Dans le même état d’esprit, une autre installation majeure a été réalisée en Islande, chez l’opérateur Visir, qui a apporté beaucoup de flexibilité, même avec des volumes importants. Le Flexicut assure d’abord un désarêtage à jet d’eau puis un portionnage précis avant de livrer les pièces de poisson blanc au Robobatcher. Il s’agit du premier bras articulé capable de remplir des caisses de 3, 5 et 10 kilos à poids fixe, en composant un pack de filet ou de dos pesés individuellement. L’approche, globale et innovante, est assez similaire chez un autre géant de la transformation des produits de la mer. Le centenaire Baader cherche les meilleures combinaisons de traitement manuel, intelligent et automatisé. Et il attend désormais que la numérisation permette à la fois une plus grande efficacité et une approche plus humaine du travail, pour obtenir la valeur ajoutée la plus élevée possible de la protéine animale.

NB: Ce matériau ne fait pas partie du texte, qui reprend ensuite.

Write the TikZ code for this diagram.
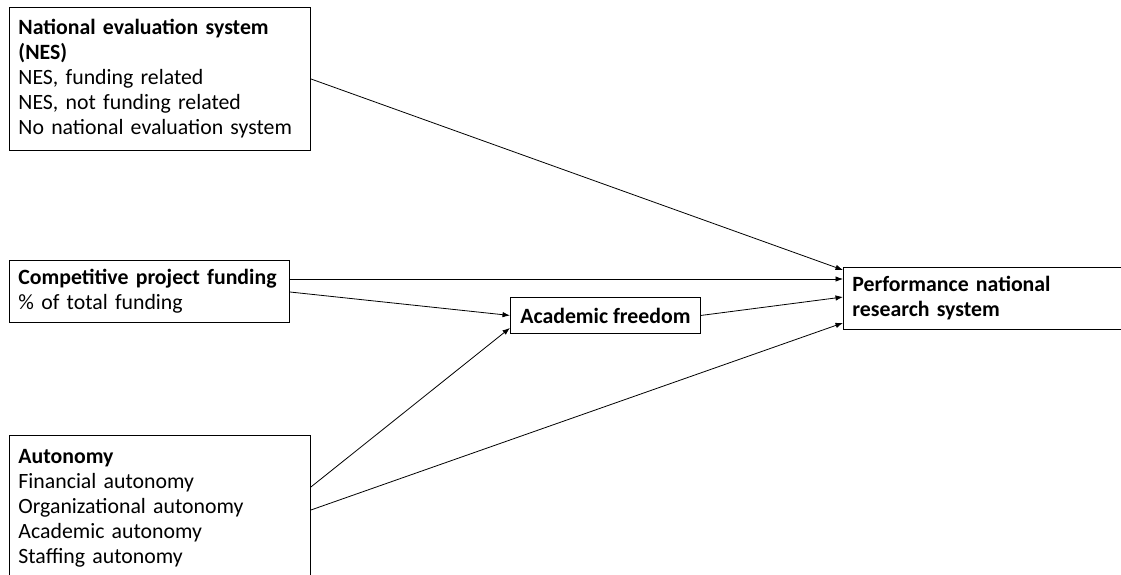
\documentclass[tikz,border=0pt]{standalone}
\usepackage{fontspec}
\setmainfont{Carlito}
\usetikzlibrary{arrows.meta}
\begin{document}
\begin{tikzpicture}[x=1pt,y=-1pt,
  box/.style={draw, line width=0.9pt, inner xsep=9pt, inner ysep=0pt, align=left, anchor=north west,
    font=\fontsize{21.8}{25}\selectfont},
  conn/.style={line width=0.8pt, -{Latex[length=7.5pt,width=5.5pt]}}]
\useasboundingbox (0,0) rectangle (1121,575);
\node[box, text width=283pt, minimum height=143pt] (nes) at (9,7)
  {\textbf{National evaluation system}\\\textbf{(NES)}\\NES, funding related\\NES, not funding related\\No national evaluation system};
\node[box, text width=262pt, minimum height=62pt] (cpf) at (9,260)
  {\textbf{Competitive project funding}\\\% of total funding};
\node[box, text width=283pt, minimum height=145pt] (aut) at (9,435)
  {\textbf{Autonomy}\\Financial autonomy\\Organizational autonomy\\Academic autonomy\\Staffing autonomy};
\node[box, align=center, inner xsep=0pt, minimum width=190pt, minimum height=36pt] (af) at (510,297)
  {\textbf{Academic freedom}};
\node[box, text width=272pt, minimum height=62pt] (perf) at (843,267)
  {\textbf{Performance national}\\\textbf{research system}};
\draw[conn] (nes.east) -- ([yshift=-3pt]perf.north west);
\draw[conn] ([yshift=-19pt]cpf.north east) -- ([yshift=-12pt]perf.north west);
\draw[conn] ([yshift=-32pt]cpf.north east) -- (af.west);
\draw[conn] ([yshift=-52pt]aut.north east) -- ([yshift=6pt]af.south west);
\draw[conn] ([yshift=-75pt]aut.north east) -- ([yshift=7pt]perf.south west);
\draw[conn] (af.east) -- ([yshift=-30pt]perf.north west);
\end{tikzpicture}
\end{document}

Tous les nouveaux équipements, véritables systèmes d'automatisation basés sur la data, visent à améliorer la qualité, réduire les erreurs et les coûts de fabrication. Le Baader 988 analyse chaque filet avant de le couper, via un système de caméra, et collecte des informations sur les poissons en termes de couleur, longueur, largeur, volume et orientation. La machine utilise ces informations pour trancher au plus précis. Et l'étalonnage des couleurs permet de définir la catégorie de filets selon une échelle industrielle standard, améliorant le contrôle de la qualité du produit. Le système de caméra reconnaît également les taches de mélanine. En fin de ligne, le système de calibrage et de conditionnement Baader 1850 distribue et emballe automatiquement les filets dans des caisses. Des convoyeurs sont placés directement dessous pour transporter les filets à l'emplacement souhaité avec le plus de soin et le moins de manipulation possible.
Globalement, le recueil et le traitement de la data en tout point de la chaîne de production nourrissent une forme d’intelligence artificielle qui accompagne un meilleur pilotage de la production, améliore les processus de qualité (temps d’immobilisation, détection de lots à risques, etc.), optimise les lignes et la maintenance mais aussi la réduction de perte de matière première ou de consommation d’énergie et d’eau. Chez Ishida, qui possède un vaste catalogue de solutions (pesage, mise en lots, calibrage, operculage, contrôle qualité), on met en avant le RobotGrader, dédié à l’alimentation fraîche, qui calcule jusqu’à 320 pièces/minute la meilleure combinaison pour fournir une barquette sans sur ou sous dosage, et avec des morceaux correctement positionnés. « Idéal pour réduire le gaspillage alimentaire, estime Bertrand Baudry, expert marchés protéinés pour Ishida. Notre défi réside dans la précision du dialogue entre machine, pesage et transfert dans un conditionnement. Distribution, convoyage, remplissage, scellage, protection (sous vide, sous atmosphère) : tout doit être parfaitement synchronisé pour obtenir le meilleur rendement. » En aval, les informations des outils de contrôle qualité (rayon X, vision, etc.) permettent d’optimiser toutes les phases et de sécuriser la production.